Вся жизнь грузинского Гии – это череда ситуаций и обстоятельств, которыми он не управляет, но которые управляют им. Его любят окружающие, он от природы человек легкий и добрый, но вот странность: на протяжении всего фильма ни одно доброе дело Гие не удается довести до конца, зато неприятностей от него масса.
...Хотя нет, одно доброе дело он сделал - знакомому часовщику вбил в стену гвоздь для фуражки. Но это получилось спонтанно и без усилия воли – просто молоток под руку попался...
Обстоятельства жизни обаятельного Гии настолько легки и случайны, что даже гибель героя воспринимается зрителем не как трагедия, а как очередная случайность в цепочке таких же.
Жизнь курьера Ивана, как и жизнь барабанщика Гии – это бунинское «легкое дыхание». В паузах отрешенного самосозерцания у них даже лица похожи. При том, что «Курьер» - это не подражание, а – культурная перекличка. Взять, к примеру, историю с пальто.
На протяжении всего фильма герой Иоселиани шьет себе пальто – это единственная цель, которую ему удается худо-бедно удерживать; но закончить работу ему не суждено.
...И вот в последнем эпизоде «Курьера» на главного героя сваливается готовое роскошное пальто. Которым и насладиться толком не успевает – отдает приятелю. Единственное доброе дело дается без волевых усилий – все равно в армию уходить. Иван остается в одиночестве и видит проходящего через двор солдата-дембеля. Солдат останавливается и они встречаются взглядом. В легком повороте головы открывается обожженная щека – намек на тему «афгана».

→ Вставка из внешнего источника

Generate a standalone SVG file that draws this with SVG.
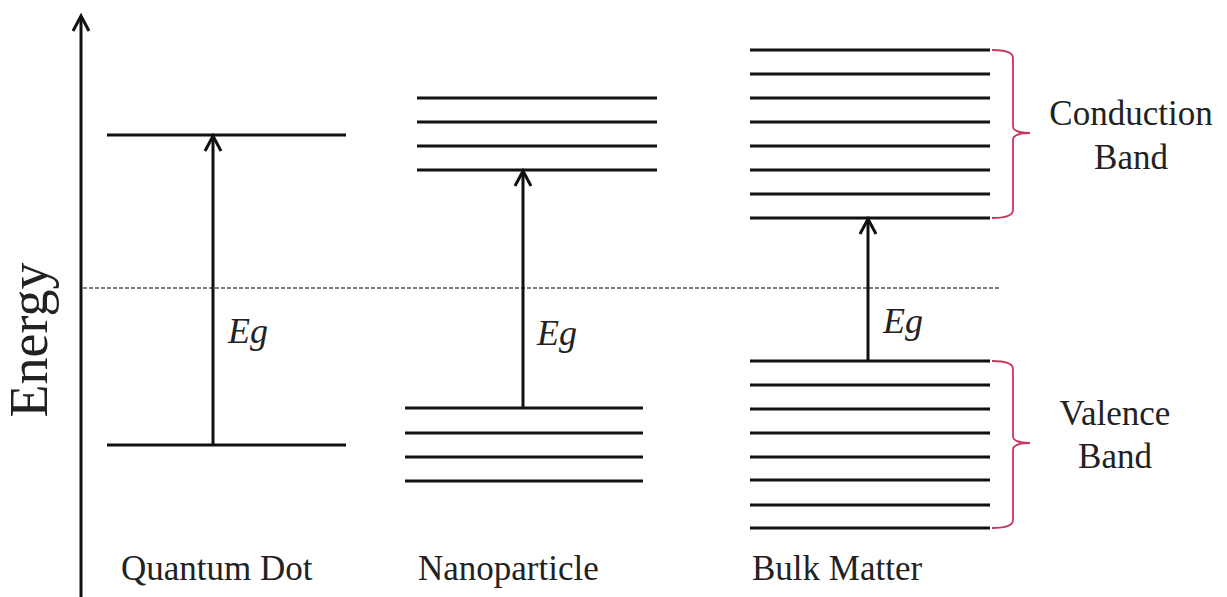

...И еще деталь – трагическое сожаление в глазах ветерана.
Собственно, это и есть заключительный элемент пародии-переклички; подобно тому, как зрительское осознание смерти Гии достигается через последние кадры фильма - гвоздь и часы, так же и предчувствие скорой смерти Ивана – в знающем взгляде «случайного» солдата-афганца: такому, как Иван, там не выжить.
...Этот короткий и ненавязчивый момент мистического откровения получит развитие в дальнейших фильмах Шахназарова.
***
Личная зрительская оценка. Не уважаю Шахназарова-человека и равнодушен к Шахназарову-режиссеру; сужу исключительно по непредвзятости – четверка с плюсом.